Bravi Symposium: Visually Guided Navigation and Scene Perception
Visually guided navigation and scene perception
Dec 2, 2011
Organizers: Finnegan J. Calabro and Lucia M. Vaina
The meeting will be hosted by the
Brain and Vision Research Laboratory,
Departments of Biomedical Engineering, Neurology and the Graduate Program for Neuroscience
Boston University
and will be held
Dec 2, 2011, 9am-1pm
64 Cummington St, Room 150
Boston University, Boston, MA
Schedule
9am. Introduction
9:10am. Detection of Moving Objects by Moving Observers: Psychophysics and Modeling
Constance Royden
Dept. of Mathematics and Computer Science
College of the Holy Cross
As a person moves through the environment, he or she must be able to detect moving objects in order to intercept of avoid them. For a moving observer, the retinal images of stationary objects move in a pattern, the optic flow field. Thus, one cannot distinguish a self-moving object from stationary objects using image motion alone. In theory one can identify moving objects if their angle or speed of motion differs from the pattern generated by the images of stationary objects. I will present results from psychophysical experiments examining whether people can use this information to identify moving objects. I also present data from a computational model that uses motion differences to locate regions of speed and angle changes to localize the borders of moving objects. Finally, I will present results that show how monocular depth cues interact with motion cues to aid in the detection of moving objects.
10am. Interaction of Visual Landmarks and Path Integration in Human Navigation
William H. Warren and Mintao Zhao
Dept. of Cognitive, Linguistic & Psychological Sciences
Brown University
Humans and other animals are able to navigate back to a known location using both visual landmarks and path integration. How does such visual and idiothetic information interact in navigation? In the present experiments, participants performed a triangle completion task on foot in a virtual environment. First, we test whether landmarks and path integration are optimally combined, in the Bayesian sense (Cheng, et al, 2007; Shettleworth & Sutton, 2005). We find that this information is integrated, but that landmarks strongly bias the homing direction, consistent with the idea that they reset the path integration system. Second, we test whether path integration serves as a navigation backup system, continuously running in the background (May & Klatzky, 2000). To the contrary, we find that path integration is “dialed down” in the presence of stable landmarks, but quickly “dialed up” when landmarks fail. Third, we ask how the navigator determines whether landmarks are stable. We find that path integration serves as a very low-resolution reference system, but its consistency with local or global landmarks helps to detect landmark instability. Thus, visual landmarks and path integration are not optimally combined, but interact in context-sensitive ways to support accurate navigation.
10:50-11:10 Break and discussion
11:10am.

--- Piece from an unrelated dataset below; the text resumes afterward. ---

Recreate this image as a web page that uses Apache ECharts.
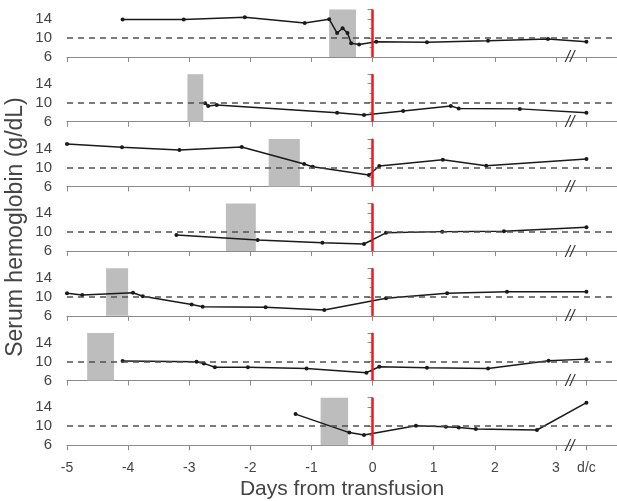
<!DOCTYPE html>
<html>
<head>
<meta charset="utf-8">
<script src="https://cdn.jsdelivr.net/npm/echarts@6/dist/echarts.min.js"></script>
<style>
  html, body { margin: 0; padding: 0; background: #fff; }
  #chart { width: 617px; height: 501px; }
</style>
</head>
<body>
<div id="chart"></div>
<script>
// days from transfusion, d/c drawn at 3.5
const xTicks = [-5, -4, -3, -2, -1, 0, 1, 2, 3, 3.5]
const xTickLabels = ['-5', '-4', '-3', '-2', '-1', '0', '1', '2', '3', 'd/c']
const yTicks = [6, 10, 14]
const refLevel = 10
const transfusionDay = 0
const breakAt = 3.23

// one array per patient: [day, hemoglobin g/dL]
const patient1 = [[-4.09, 13.9], [-3.09, 13.9], [-2.09, 14.35], [-1.11, 13.15], [-0.71, 13.95], [-0.58, 11.05], [-0.49, 12.05], [-0.41, 11.05], [-0.35, 8.9], [-0.22, 8.65], [0.06, 9.2], [0.89, 9.1], [1.89, 9.4], [2.87, 9.8], [3.5, 9.2]]
const patient2 = [[-2.74, 9.9], [-2.69, 9.3], [-2.55, 9.5], [-0.58, 7.9], [-0.14, 7.4], [0.5, 8.25], [1.28, 9.3], [1.41, 8.8], [2.41, 8.7], [3.5, 7.9]]
const patient3 = [[-5, 14.95], [-4.1, 14.25], [-3.16, 13.65], [-2.14, 14.3], [-1.12, 10.7], [-0.98, 10.15], [-0.06, 8.4], [0.11, 10.3], [1.15, 11.6], [1.86, 10.35], [3.5, 11.75]]
const patient4 = [[-3.21, 9.4], [-1.88, 8.35], [-0.82, 7.75], [-0.14, 7.5], [0.22, 9.85], [1.14, 10.1], [2.15, 10.2], [3.5, 11.0]]
const patient5 = [[-5, 10.75], [-4.75, 10.4], [-3.92, 10.85], [-3.76, 10.1], [-2.96, 8.4], [-2.78, 7.9], [-1.75, 7.8], [-0.79, 7.2], [0.22, 9.7], [1.22, 10.75], [2.2, 11.05], [3.5, 11.05]]
const patient6 = [[-4.09, 10.1], [-2.88, 9.95], [-2.76, 9.6], [-2.58, 8.8], [-2.04, 8.8], [-1.08, 8.55], [-0.1, 7.65], [0.11, 8.9], [0.89, 8.7], [1.89, 8.55], [2.88, 10.15], [3.5, 10.5]]
const patient7 = [[-1.26, 12.55], [-0.38, 8.65], [-0.14, 8.15], [0.71, 10.1], [1.2, 9.9], [1.41, 9.75], [1.69, 9.4], [2.69, 9.2], [3.5, 14.95]]

// grey bars (start, end day)
const shadeRanges = [[-0.71, -0.27], [-3.03, -2.77], [-1.7, -1.19], [-2.4, -1.91], [-4.36, -4.0], [-4.67, -4.23], [-0.85, -0.4]]

const patients = [patient1, patient2, patient3, patient4, patient5, patient6, patient7]

const chart = echarts.init(document.getElementById('chart'))
const font = 'Liberation Sans, Arial, sans-serif'
const axisGrey = '#8a8a8a'

const grids = []
const xAxes = []
const yAxes = []
const series = []

function panelRect(i) {
  return {
    left: 67,
    width: 550,
    top: 9.5 + 64.7 * i,
    height: 47.5,
    containLabel: false,
    outerBoundsMode: 'none'
  }
}

patients.forEach(function(data, i) {
  grids.push(panelRect(i))
  xAxes.push({
    type: 'value',
    gridIndex: i,
    min: -5,
    max: 4,
    interval: 1,
    axisLine: { lineStyle: { color: axisGrey, width: 1 } },
    axisTick: { show: true, customValues: xTicks, length: 5, lineStyle: { color: axisGrey } },
    axisLabel: { show: false },
    splitLine: { show: false }
  })
  yAxes.push({
    type: 'value',
    gridIndex: i,
    min: 6,
    max: 16,
    interval: 4,
    axisLine: { show: true, lineStyle: { color: axisGrey } },
    axisTick: { show: true, length: 5, lineStyle: { color: axisGrey } },
    minorTick: { show: true, splitNumber: 2, length: 3, lineStyle: { color: axisGrey } },
    axisLabel: {
      margin: 15,
      fontSize: 15,
      color: '#444',
      fontFamily: font,
      formatter: function(v) {
        return yTicks.indexOf(v) >= 0 ? String(v) : ''
      }
    },
    splitLine: { show: false }
  })

  // grey transfusion bar
  series.push({
    type: 'line',
    xAxisIndex: i,
    yAxisIndex: i,
    data: [],
    z: 1,
    silent: true,
    markArea: {
      silent: true,
      itemStyle: { color: '#bdbdbd', opacity: 1 },
      data: [[{ xAxis: shadeRanges[i][0] }, { xAxis: shadeRanges[i][1] }]]
    }
  })
  // dashed reference at 10 g/dL
  series.push({
    type: 'line',
    xAxisIndex: i,
    yAxisIndex: i,
    data: [],
    z: 2,
    silent: true,
    markLine: {
      silent: true,
      symbol: 'none',
      label: { show: false },
      lineStyle: { color: '#505050', type: [6, 5], width: 1.6 },
      data: [{ yAxis: refLevel }]
    }
  })
  series.push({
    type: 'line',
    xAxisIndex: i,
    yAxisIndex: i,
    data: data,
    z: 3,
    symbol: 'circle',
    symbolSize: 4,
    itemStyle: { color: '#1a1a1a' },
    lineStyle: { color: '#1a1a1a', width: 1.5 }
  })
  // red transfusion line + axis break
  series.push({
    type: 'line',
    xAxisIndex: i,
    yAxisIndex: i,
    data: [],
    z: 4,
    silent: true,
    markLine: {
      silent: true,
      symbol: 'none',
      label: { show: false },
      lineStyle: { color: '#f01818', type: 'solid', width: 2.5 },
      data: [{ xAxis: transfusionDay }]
    },
    markPoint: {
      silent: true,
      symbol: 'circle',
      symbolSize: 1,
      itemStyle: { color: 'rgba(0,0,0,0)' },
      label: {
        show: true,
        position: 'inside',
        formatter: '//',
        fontSize: 16,
        fontStyle: 'italic',
        color: '#333',
        fontFamily: font,
        offset: [0, 1]
      },
      data: [{ coord: [breakAt, 6] }]
    }
  })
})

// shared day axis under the bottom panel (own grid so its labels stay apart from the y labels)
const bottom = patients.length
grids.push(panelRect(bottom - 1))
xAxes.push({
  type: 'value',
  gridIndex: bottom,
  min: -5,
  max: 4,
  interval: 1,
  axisLine: { show: false },
  axisTick: { show: false },
  axisLabel: {
    customValues: xTicks,
    margin: 16,
    fontSize: 14,
    color: '#444',
    fontFamily: font,
    formatter: function(v) {
      const k = xTicks.indexOf(v)
      return k >= 0 ? xTickLabels[k] : ''
    }
  },
  splitLine: { show: false },
  name: 'Days from transfusion',
  nameLocation: 'middle',
  nameGap: 34,
  nameTextStyle: { fontSize: 21, color: '#444', fontFamily: font }
})
yAxes.push({
  type: 'value',
  gridIndex: bottom,
  min: 6,
  max: 16,
  show: false
})

chart.setOption({
  backgroundColor: '#fff',
  animation: false,
  grid: grids,
  xAxis: xAxes,
  yAxis: yAxes,
  series: series,
  graphic: [{
    type: 'text',
    rotation: Math.PI / 2,
    x: 16,
    y: 227,
    style: {
      text: 'Serum hemoglobin (g/dL)',
      fontSize: 23,
      fill: '#444',
      fontFamily: font,
      textAlign: 'center',
      textVerticalAlign: 'middle'
    }
  }]
})
</script>
</body>
</html>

Property-based neural representation of scene and space
Aude Oliva
Dept. of Brain and Cognitive Sciences, Computer Science and Artificial Intelligence Laboratory
MIT
Behavioral and computational studies suggest that visual scene analysis rapidly produces a rich description of both the objects and the spatial layout of a scene. In this talk, I will describe recent findings in cognitive neuroscience showing that visual scene information is represented in a distributed manner across various brain areas.
12pm. Object motion detection by normal and visually impaired moving observers
Finnegan J. Calabro and Lucia M. Vaina
Dept. of Biomedical Engineering, Brain and Vision Research Laboratory
Boston University
The ability of moving observers to detect object motion is critical to both collision avoidance and interceptive action planning. We first present data from psychophysics and fMRI describing the mechanisms and brain networks mediating object motion detection during simulated self-motion. Psychophysically, we show retinal motion is separated into self- and object-motion components, and neurally is implemented by several interacting brain networks of cortical regions involved in visual motion processing and action-planning. Second, we present results from visually impaired stroke patients who were unable to perform the object motion task. We show that spatially co-localized, congruently moving auditory cues bound to the moving object enhanced detection of the object, both for normal observers and, importantly, the patients.